Evaluations of some series of the type $\sum_{k=0}^\infty(ak+b)x^k/\binom{mk}{nk}$
Zhi-Wei Sun
TL;DR
This work develops a beta-function framework to evaluate series of the form $S_{m,n}(a,b,x)=\sum_{k=1}^\infty (a k + b)\,x^k/\binom{m k}{n k}$ for integers $m>n>0$ and suitable $x$, establishing convergence criteria and a Beta/Gamma-based integral representation. It then specializes to the important cases $(m,n)=(3,1)$ and $(m,n)=(4,2)$, obtaining closed-form evaluations in terms of $\arctan$, $\arccot$, $\arctanh$-type expressions and the auxiliary function $R(x)$, which enable explicit Ramanujan-type sums such as $\sum_{k\ge0}\frac{(49k+1)8^k}{3^k\binom{3k}{k}}=81+16\sqrt{3}\,\pi$ and $\sum_{k\ge0}\frac{10k-1}{\binom{4k}{2k}}=\frac{4\sqrt{3}}{27}\,\pi$. A central result is a beta-integral representation for these sums, from which a rapid $\log n$ expansion is derived and valid for $1<n\le 85/4$, with a polynomial $P(n)$ guiding the logarithmic term.

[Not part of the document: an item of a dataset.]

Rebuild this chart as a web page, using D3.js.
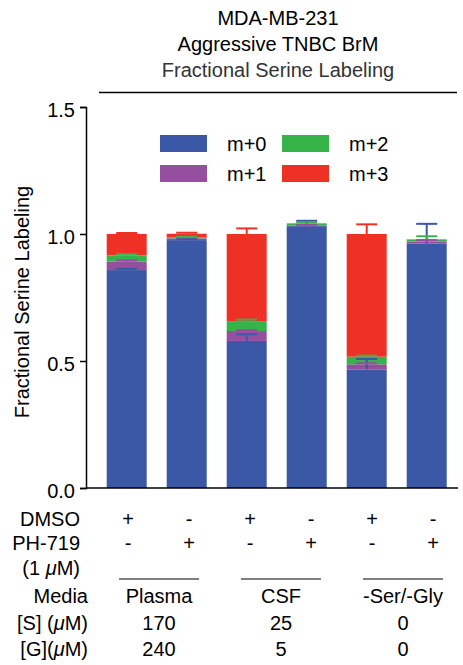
<!DOCTYPE html>
<html>
<head>
<meta charset="utf-8">
<script src="https://cdn.jsdelivr.net/npm/d3@7"></script>
<style>
  html, body { margin: 0; padding: 0; background: #fff; }
  svg { display: block; font-family: "Liberation Sans", Arial, Helvetica, sans-serif; }
</style>
</head>
<body>
<svg id="chart" width="463" height="665"></svg>
<script>
// ---------- DATA ----------
const samples = ["Plasma DMSO", "Plasma PH-719", "CSF DMSO", "CSF PH-719", "-Ser/-Gly DMSO", "-Ser/-Gly PH-719"];
const seriesNames = ["m+0", "m+1", "m+2", "m+3"];
const m0 = [0.858, 0.976, 0.579, 1.031, 0.467, 0.963];
const m1 = [0.033, 0.007, 0.039, 0.003, 0.020, 0.008];
const m2 = [0.025, 0.003, 0.039, 0.008, 0.030, 0.008];
const m3 = [0.084, 0.015, 0.343, 0.000, 0.483, 0.000];
const e0 = [0.005, 0.004, 0.026, 0.021, 0.041, 0.077];
const e1 = [0.005, 0.004, 0.004, 0.002, 0.004, 0.005];
const e2 = [0.005, 0.003, 0.006, 0.004, 0.004, 0.012];
const e3 = [0.004, 0.004, 0.022, 0.000, 0.038, 0.000];
const yTicks = [0.0, 0.5, 1.0, 1.5];
const dmso = ["+", "-", "+", "-", "+", "-"];
const ph719 = ["-", "+", "-", "+", "-", "+"];
const media = ["Plasma", "CSF", "-Ser/-Gly"];
const serineConc = ["170", "25", "0"];
const glycineConc = ["240", "5", "0"];
const titleLines = ["MDA-MB-231", "Aggressive TNBC BrM", "Fractional Serine Labeling"];
const colors = ["#3B58A6", "#94509E", "#36B44A", "#EE3124"];

// ---------- LAYOUT ----------
const svg = d3.select("#chart");
const FONT = 20;
const plot = { left: 86, right: 458, top: 107, bottom: 488 };

const x = d3.scaleBand().domain(samples)
  .range([96.7, 456.7]).paddingInner(1/3).paddingOuter(1/6);
const y = d3.scaleLinear().domain([0, 1.5]).range([plot.bottom, plot.top]);

// table column scales (slightly wider spread than bars, as in reference)
const colX = d3.scaleBand().domain(samples).range([97.5, 463.5]);
const grpX = d3.scaleBand().domain(media).range([98, 464]);

// ---------- TITLE ----------
const titleY = [25, 51, 77];
svg.append("g").selectAll("text").data(titleLines).join("text")
  .attr("x", 278).attr("y", (d, i) => titleY[i])
  .attr("text-anchor", "middle").attr("font-size", FONT)
  .attr("fill", (d, i) => i === 2 ? "#333" : "#000")
  .text(d => d);
svg.append("line").attr("x1", 99).attr("x2", 457).attr("y1", 92.5).attr("y2", 92.5)
  .attr("stroke", "#000").attr("stroke-width", 1.5);

// ---------- STACKED BARS ----------
const table = samples.map((s, i) => ({ sample: s, "m+0": m0[i], "m+1": m1[i], "m+2": m2[i], "m+3": m3[i] }));
const errs = [e0, e1, e2, e3];
const stack = d3.stack().keys(seriesNames)(table);

const barsG = svg.append("g");
stack.forEach((layer, k) => {
  barsG.append("g").attr("fill", colors[k])
    .selectAll("rect").data(layer).join("rect")
    .attr("x", d => x(d.data.sample))
    .attr("width", x.bandwidth())
    .attr("y", d => y(d[1]))
    .attr("height", d => Math.max(0, y(d[0]) - y(d[1])));
});

// error bars (upward, at each segment top)
const errG = svg.append("g");
const capW = 21;
stack.forEach((layer, k) => {
  layer.forEach((d, i) => {
    const e = errs[k][i];
    if (d[1] - d[0] <= 0 && e <= 0) return;
    const cx = x(d.data.sample) + x.bandwidth() / 2;
    const g = errG.append("g").attr("stroke", colors[k]).attr("stroke-width", 2);
    g.append("line").attr("x1", cx).attr("x2", cx).attr("y1", y(d[1])).attr("y2", y(d[1] + e));
    g.append("line").attr("x1", cx - capW / 2).attr("x2", cx + capW / 2)
      .attr("y1", y(d[1] + e)).attr("y2", y(d[1] + e));
  });
});

// ---------- AXES ----------
const yAxis = d3.axisLeft(y).tickValues(yTicks).tickFormat(d3.format(".1f")).tickSize(6).tickPadding(5);
const yG = svg.append("g").attr("transform", `translate(${plot.left},0)`).call(yAxis);
yG.select(".domain").attr("stroke-width", 1.5);
yG.selectAll(".tick line").attr("stroke-width", 1.5);
yG.selectAll(".tick text").attr("font-size", FONT).attr("font-family", "Liberation Sans, Arial, sans-serif")
  .attr("fill", "#000").attr("dy", "0.45em");

svg.append("line").attr("x1", plot.left).attr("x2", plot.right)
  .attr("y1", plot.bottom).attr("y2", plot.bottom)
  .attr("stroke", "#000").attr("stroke-width", 1.5);

// y-axis title
svg.append("text")
  .attr("transform", `translate(29,302) rotate(-90)`)
  .attr("text-anchor", "middle").attr("font-size", FONT)
  .text("Fractional Serine Labeling");

// ---------- LEGEND ----------
const legendPos = [
  { x: 160, y: 135 }, { x: 160, y: 165 }, { x: 282, y: 135 }, { x: 282, y: 165 }
];
const legG = svg.append("g");
seriesNames.forEach((n, k) => {
  const p = legendPos[k];
  legG.append("rect").attr("x", p.x).attr("y", p.y).attr("width", 47).attr("height", 17).attr("fill", colors[k]);
  legG.append("text").attr("x", p.x + 67).attr("y", p.y + 15.5).attr("font-size", FONT).text(n);
});

// ---------- TABLE BELOW ----------
const rowBase = { dmso: 526, ph: 550, um: 575, media: 603, s: 630, g: 656 };
const tG = svg.append("g").attr("font-size", FONT);

function leftLabel(yb, xr, parts) {
  const t = tG.append("text").attr("x", xr).attr("y", yb).attr("text-anchor", "end");
  parts.forEach(p => t.append("tspan").attr("font-style", p.it ? "italic" : null).text(p.t));
}
leftLabel(rowBase.dmso, 80, [{ t: "DMSO" }]);
leftLabel(rowBase.ph, 80, [{ t: "PH-719" }]);
leftLabel(rowBase.um, 80, [{ t: "(1 " }, { t: "\u03BC", it: true }, { t: "M)" }]);
leftLabel(rowBase.media, 88, [{ t: "Media" }]);
leftLabel(rowBase.s, 88, [{ t: "[S] (" }, { t: "\u03BC", it: true }, { t: "M)" }]);
leftLabel(rowBase.g, 88, [{ t: "[G](" }, { t: "\u03BC", it: true }, { t: "M)" }]);

const cxc = s => colX(s) + colX.bandwidth() / 2;
tG.selectAll(".dmso").data(samples).join("text").attr("class", "dmso")
  .attr("x", cxc).attr("y", rowBase.dmso).attr("text-anchor", "middle").text((d, i) => dmso[i]);
tG.selectAll(".ph").data(samples).join("text").attr("class", "ph")
  .attr("x", cxc).attr("y", rowBase.ph).attr("text-anchor", "middle").text((d, i) => ph719[i]);

const gxc = m => grpX(m) + grpX.bandwidth() / 2;
tG.selectAll(".gline").data(media).join("line").attr("class", "gline")
  .attr("x1", d => gxc(d) - 40).attr("x2", d => gxc(d) + 40)
  .attr("y1", 579).attr("y2", 579).attr("stroke", "#000").attr("stroke-width", 1.2);
tG.selectAll(".media").data(media).join("text").attr("class", "media")
  .attr("x", gxc).attr("y", rowBase.media).attr("text-anchor", "middle").text(d => d);
tG.selectAll(".sc").data(media).join("text").attr("class", "sc")
  .attr("x", gxc).attr("y", rowBase.s).attr("text-anchor", "middle").text((d, i) => serineConc[i]);
tG.selectAll(".gc").data(media).join("text").attr("class", "gc")
  .attr("x", gxc).attr("y", rowBase.g).attr("text-anchor", "middle").text((d, i) => glycineConc[i]);
</script>
</body>
</html>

The paper also presents a conjectural program exploring series with summands involving $\binom{2k}{k}/(\binom{3k}{k}\binom{6k}{3k})$ and related arithmetic properties, including $p$-adic congruences and connections to Euler numbers and zeta values. Overall, the work broadens the toolbox for evaluating binomial-sum series and producing rapidly convergent series for $\pi$ and logarithms, with potential applications in high-precision computations and number theory.
Abstract
In this paper, via the beta function we evaluate some series of the type $\sum_{k=0}^\infty(ak+b)x^k/\binom{mk}{nk}$. For example, we prove that $$\sum_{k=0}^\infty\frac{(49k+1)8^k}{3^k\binom{3k}k}=81+16\sqrt3\,π\ \ \text{and}\ \ \sum_{k=0}^\infty\frac{10k-1}{\binom{4k}{2k}}=\frac{4\sqrt 3}{27}π.$$ We also establish the following efficient formula for computing $\log n$ with $1<n\le 85/4$: \begin{align*} &\sum_{k=0}^\infty\frac{(2(n^2+6n+1)^2(n^2-10n+1)k+P(n))(n-1)^{4k}} {(-n)^k(n+1)^{2k}\binom{4k}{2k}}\\ \ \ &=6n(n+1)(n-1)^3\log n-32n(n+1)^2(n^2-4n+1), \end{align*} where $$P(n):=n^6-58n^5+159n^4+52n^3+159n^2-58n+1.$$ In addition, we pose some conjectures on series whose summands involve $\binom{2k}k/(\binom{3k}k\binom{6k}{3k})\ (k\in\mathbb N)$.